You can either join directly in the multimedia lab or online.

Multimedia lab: U38, 2.308

Abstract: Transportation from space to the planet’s surface, which is in the atmospheric entry, descent, and landing (EDL) phase, is an important field in space engineering. Because spacecraft generally have extremely high velocities such as over 7.8 km/s in space, the aerodynamic deceleration during the EDL process occurs various problems. Those examples are aerodynamic heating originating from strong shock waves formed by hypersonic flows, communication blackout which is the blocking of telecommunication electromagnetic waves by atmospheric-entry plasma, and aerodynamic attitude instability. Now, an innovative atmospheric entry technology, the inflatable entry vehicle, has been proposed.

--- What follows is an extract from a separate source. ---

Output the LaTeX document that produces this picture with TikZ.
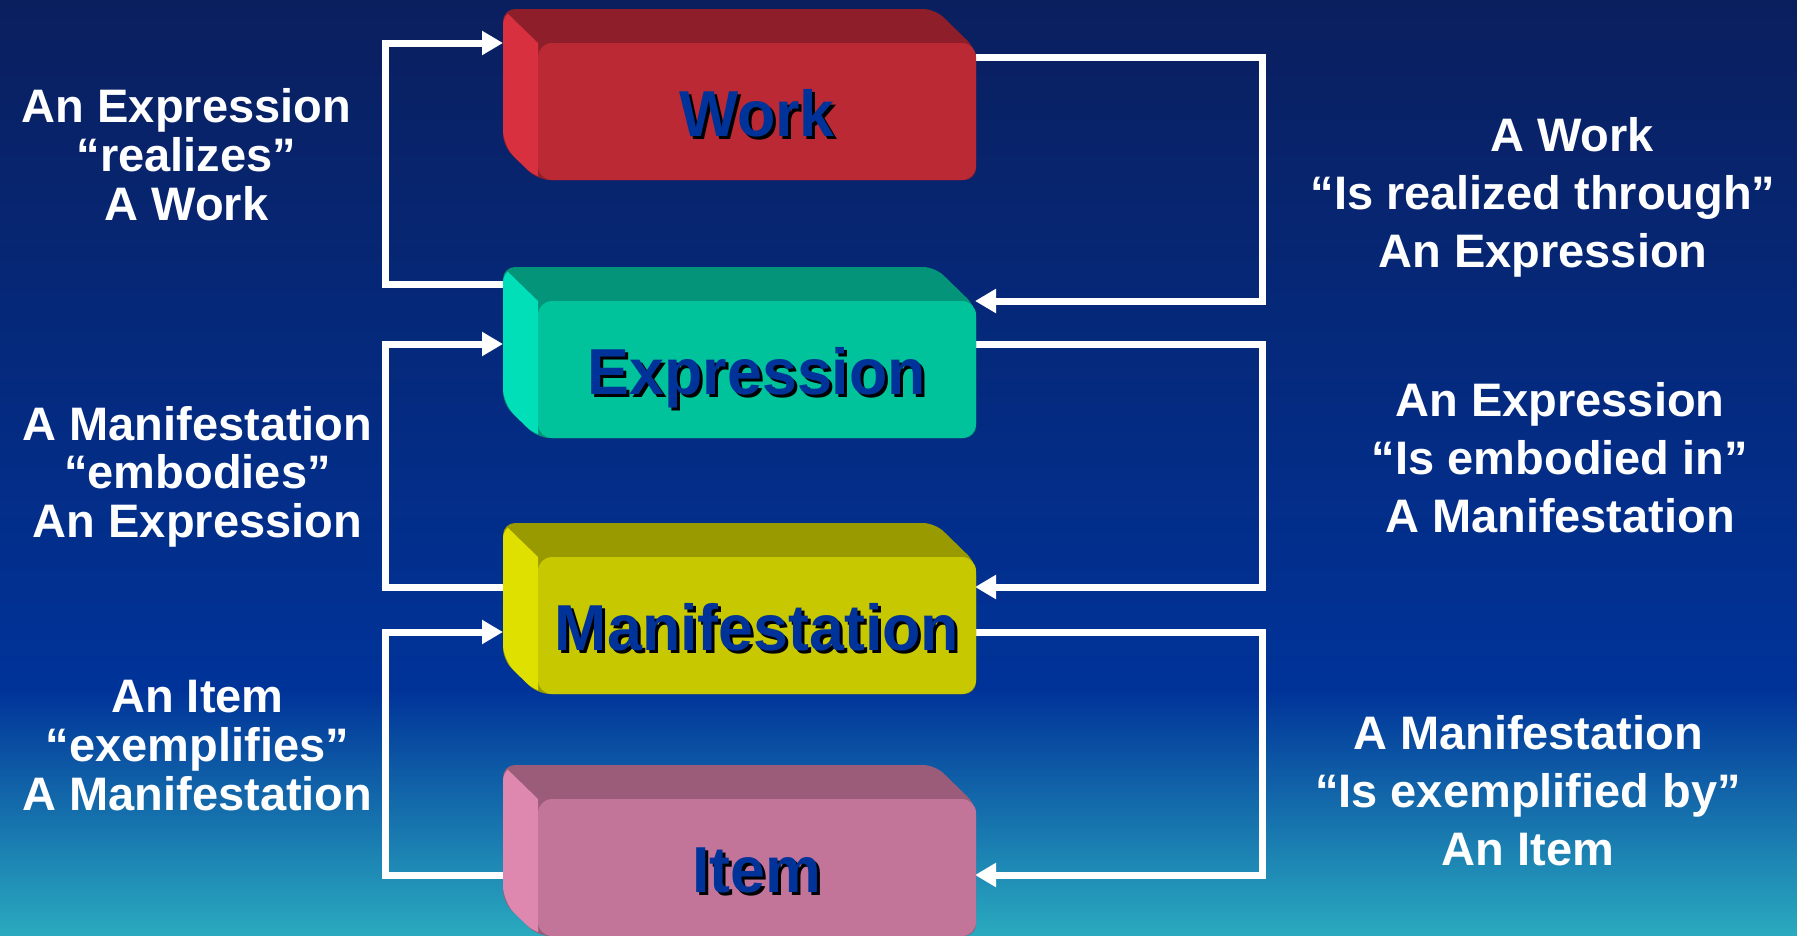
\documentclass[tikz,border=0pt]{standalone}
\usepackage{fontspec}
\setmainfont{Liberation Sans}
\newfontfamily\boxfont[FakeStretch=0.965]{Liberation Sans}
\usetikzlibrary{arrows.meta}
\definecolor{bgtop}{HTML}{0A1F5E}
\definecolor{bgmid}{HTML}{003399}
\definecolor{bgbot}{HTML}{2AAABF}
\definecolor{lblblue}{HTML}{003399}
\definecolor{wtop}{HTML}{8E1F2A}
\definecolor{wleft}{HTML}{D9303F}
\definecolor{wfront}{HTML}{BB2935}
\definecolor{etop}{HTML}{039479}
\definecolor{eleft}{HTML}{00DFB8}
\definecolor{efront}{HTML}{00C29B}
\definecolor{mtop}{HTML}{999900}
\definecolor{mleft}{HTML}{E0E000}
\definecolor{mfront}{HTML}{C8C800}
\definecolor{itop}{HTML}{9A5C78}
\definecolor{ileft}{HTML}{DE88B0}
\definecolor{ifront}{HTML}{C27499}
\newcommand\shtxt[1]{\rlap{\kern3pt\raisebox{-3pt}{\color{black}#1}}#1}
\newcommand\frbrbox[6]{%
  \fill[#2, rounded corners=12pt] (503,#1) -- (935,#1) -- (976,{#1+40}) -- (976,{#1+120}) -- (976,{#1+171}) -- (538,{#1+171}) -- (503,{#1+137}) -- cycle;
  \begin{scope}
    \clip[rounded corners=16pt] (503,#1) -- (941,#1) -- (976,{#1+34}) -- (976,{#1+171}) -- (538,{#1+171}) -- (503,{#1+137}) -- cycle;
    \fill[#3] (453,{#1-48.6}) -- (538,{#1+34}) -- (538,{#1+200}) -- (453,{#1+200}) -- cycle;
  \end{scope}
  \node[frontface, fill=#4] (#5) at (757,{#1+102.5}) {};
  \node[lbl] (#5-t) at (757,{#1+127}) {\shtxt{#6}};
}
\begin{document}
\begin{tikzpicture}[x=1pt,y=-1pt,
  frontface/.style={rectangle, minimum width=438pt, minimum height=137pt, rounded corners=14pt, inner sep=0pt, draw=none},
  lbl/.style={anchor=base, inner sep=0pt, text=lblblue, font=\boxfont\bfseries\fontsize{65}{65}\selectfont},
  conn/.style={white, line width=7pt, line join=miter},
  arr/.style={conn, -{Triangle[width=23pt,length=21pt]}},
  relL/.style={text=white, font=\bfseries\fontsize{47}{48.7}\selectfont, align=center, anchor=base, inner sep=0pt},
  relR/.style={text=white, font=\bfseries\fontsize{47}{57.7}\selectfont, align=center, anchor=base, inner sep=0pt}]
\useasboundingbox (0,0) rectangle (1797,935);
\shade[top color=bgtop, bottom color=bgmid] (0,0) rectangle (1797,690);
\shade[top color=bgmid, bottom color=bgbot] (0,689.5) rectangle (1797,935);
% ports
\coordinate (xl) at (385,0);
\coordinate (xr) at (1262,0);
\coordinate (wL) at (503,43);
\coordinate (wR) at (976,57);
\coordinate (eLo) at (503,284);
\coordinate (eRi) at (975,301);
\coordinate (eLi) at (503,344);
\coordinate (eRo) at (976,344);
\coordinate (mLo) at (503,587);
\coordinate (mRi) at (975,587);
\coordinate (mLi) at (503,632);
\coordinate (mRo) at (976,632);
\coordinate (iLo) at (503,875);
\coordinate (iRi) at (975,875);
% connectors
\draw[arr] (eLo) -- (eLo -| xl) -- (wL -| xl) -- (wL);
\draw[arr] (wR) -- (wR -| xr) -- (eRi -| xr) -- (eRi);
\draw[arr] (mLo) -- (mLo -| xl) -- (eLi -| xl) -- (eLi);
\draw[arr] (eRo) -- (eRo -| xr) -- (mRi -| xr) -- (mRi);
\draw[arr] (iLo) -- (iLo -| xl) -- (mLi -| xl) -- (mLi);
\draw[arr] (mRo) -- (mRo -| xr) -- (iRi -| xr) -- (iRi);
% boxes
\frbrbox{9}{wtop}{wleft}{wfront}{work}{Work}
\frbrbox{267}{etop}{eleft}{efront}{expr}{Expression}
\frbrbox{523}{mtop}{mleft}{mfront}{manif}{Manifestation}
\frbrbox{765}{itop}{ileft}{ifront}{item}{Item}
% relation texts (anchored at the baseline of the last line)
\node[relL] (t1) at (186.5,220) {An Expression\\“realizes”\\A Work};
\node[relL] (t2) at (197.5,537.5) {A Manifestation\\“embodies”\\An Expression};
\node[relL] (t3) at (197.5,810) {An Item\\“exemplifies”\\A Manifestation};
\node[relR] (t4) at (1543,267) {\hspace*{58pt}A Work\\“Is realized through”\\An Expression};
\node[relR] (t5) at (1560,532) {An Expression\\“Is embodied in”\\A Manifestation};
\node[relR] (t6) at (1528,865) {A Manifestation\\“Is exemplified by”\\An Item};
\end{tikzpicture}
\end{document}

This technology has a large-area and lightweight aeroshell that provides efficient aerodynamic deceleration at high altitudes and reduces problems such as aerodynamic heating. However, the flexible structure of the fabric allows it to be easily deformed by aerodynamic forces in the EDL phase. While this has an impact on the surface heating and the vehicle’s attitude, it is difficult to evaluate the effect of the deformation. To clarify the detailed coupled behavior of the high-speed flows and the flexible structures, a numerical analysis model based on a partitioned approach was developed. The verification and validation of the analytical model were also performed through comparison with the results of wind tunnel experiments. The analytical model revealed the fluid-structure interaction of flexible aeroshells in subsonic and transonic flows. The results and discussion are presented in this meeting.